**Instructions to follow:** Leaving out the pictures, retype the lines from the beginning of the listing through the line containing "import seaborn as sns".
>> START
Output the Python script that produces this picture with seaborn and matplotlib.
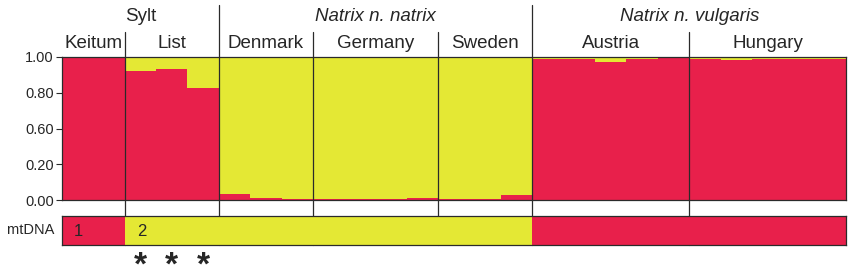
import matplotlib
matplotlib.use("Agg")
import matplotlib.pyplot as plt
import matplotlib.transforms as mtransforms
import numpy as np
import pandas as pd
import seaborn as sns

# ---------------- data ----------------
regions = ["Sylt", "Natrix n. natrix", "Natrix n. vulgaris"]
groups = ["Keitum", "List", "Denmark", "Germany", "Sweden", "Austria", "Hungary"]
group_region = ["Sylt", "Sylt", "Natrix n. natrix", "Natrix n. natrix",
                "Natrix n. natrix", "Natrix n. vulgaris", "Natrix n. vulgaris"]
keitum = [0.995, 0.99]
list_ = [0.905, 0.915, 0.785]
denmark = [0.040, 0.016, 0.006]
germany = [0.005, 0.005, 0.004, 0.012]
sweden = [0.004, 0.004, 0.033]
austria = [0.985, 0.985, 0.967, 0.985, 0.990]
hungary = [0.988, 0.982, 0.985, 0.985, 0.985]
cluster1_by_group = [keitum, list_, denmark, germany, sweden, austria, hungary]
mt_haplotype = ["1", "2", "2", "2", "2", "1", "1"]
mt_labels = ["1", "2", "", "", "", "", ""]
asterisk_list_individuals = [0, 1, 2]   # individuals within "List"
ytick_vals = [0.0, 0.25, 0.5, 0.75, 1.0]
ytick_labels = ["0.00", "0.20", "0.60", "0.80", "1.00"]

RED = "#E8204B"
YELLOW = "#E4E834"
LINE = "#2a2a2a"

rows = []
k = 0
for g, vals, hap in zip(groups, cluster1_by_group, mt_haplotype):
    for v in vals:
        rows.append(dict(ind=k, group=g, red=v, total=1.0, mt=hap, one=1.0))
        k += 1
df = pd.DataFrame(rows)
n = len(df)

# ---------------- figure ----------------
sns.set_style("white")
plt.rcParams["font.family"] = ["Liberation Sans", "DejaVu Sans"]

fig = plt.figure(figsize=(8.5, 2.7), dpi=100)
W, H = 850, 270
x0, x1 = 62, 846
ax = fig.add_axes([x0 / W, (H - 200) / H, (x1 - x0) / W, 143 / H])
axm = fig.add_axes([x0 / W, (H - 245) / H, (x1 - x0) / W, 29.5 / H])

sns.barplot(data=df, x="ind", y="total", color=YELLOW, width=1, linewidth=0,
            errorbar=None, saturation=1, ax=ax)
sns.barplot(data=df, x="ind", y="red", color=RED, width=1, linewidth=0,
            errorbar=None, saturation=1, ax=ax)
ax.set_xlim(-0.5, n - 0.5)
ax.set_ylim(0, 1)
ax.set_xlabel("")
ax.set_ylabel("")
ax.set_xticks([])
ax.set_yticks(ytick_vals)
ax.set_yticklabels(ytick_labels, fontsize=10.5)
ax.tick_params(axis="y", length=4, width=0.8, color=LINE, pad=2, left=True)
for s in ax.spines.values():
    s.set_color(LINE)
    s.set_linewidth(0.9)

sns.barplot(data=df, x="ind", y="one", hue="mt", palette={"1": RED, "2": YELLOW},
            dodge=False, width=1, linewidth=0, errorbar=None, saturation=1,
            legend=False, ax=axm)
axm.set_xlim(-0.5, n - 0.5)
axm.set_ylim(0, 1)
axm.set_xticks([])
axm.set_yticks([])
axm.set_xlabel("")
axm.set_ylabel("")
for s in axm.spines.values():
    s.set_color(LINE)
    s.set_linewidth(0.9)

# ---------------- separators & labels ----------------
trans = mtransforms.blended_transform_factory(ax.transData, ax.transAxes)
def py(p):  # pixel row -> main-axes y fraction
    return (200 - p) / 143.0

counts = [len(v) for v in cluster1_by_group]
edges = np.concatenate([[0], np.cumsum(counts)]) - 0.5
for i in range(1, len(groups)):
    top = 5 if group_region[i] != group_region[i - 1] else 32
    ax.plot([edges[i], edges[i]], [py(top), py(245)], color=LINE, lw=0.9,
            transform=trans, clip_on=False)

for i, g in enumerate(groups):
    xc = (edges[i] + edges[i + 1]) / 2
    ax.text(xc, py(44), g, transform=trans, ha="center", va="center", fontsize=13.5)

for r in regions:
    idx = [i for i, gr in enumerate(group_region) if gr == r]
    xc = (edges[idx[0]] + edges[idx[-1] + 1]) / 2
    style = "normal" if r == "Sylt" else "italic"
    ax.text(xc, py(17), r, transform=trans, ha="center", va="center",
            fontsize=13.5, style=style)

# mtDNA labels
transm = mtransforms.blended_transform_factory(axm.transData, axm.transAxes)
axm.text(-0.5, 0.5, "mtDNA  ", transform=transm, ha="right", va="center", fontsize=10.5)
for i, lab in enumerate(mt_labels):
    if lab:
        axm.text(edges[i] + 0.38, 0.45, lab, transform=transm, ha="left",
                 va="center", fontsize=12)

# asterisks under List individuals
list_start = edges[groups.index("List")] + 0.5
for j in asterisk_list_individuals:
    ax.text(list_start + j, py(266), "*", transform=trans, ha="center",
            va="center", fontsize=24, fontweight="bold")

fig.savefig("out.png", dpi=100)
>> END
**Written answer:**
Output the Python script that produces this picture with seaborn and matplotlib.
import matplotlib
matplotlib.use("Agg")
import matplotlib.pyplot as plt
import matplotlib.transforms as mtransforms
import numpy as np
import pandas as pd
import seaborn as sns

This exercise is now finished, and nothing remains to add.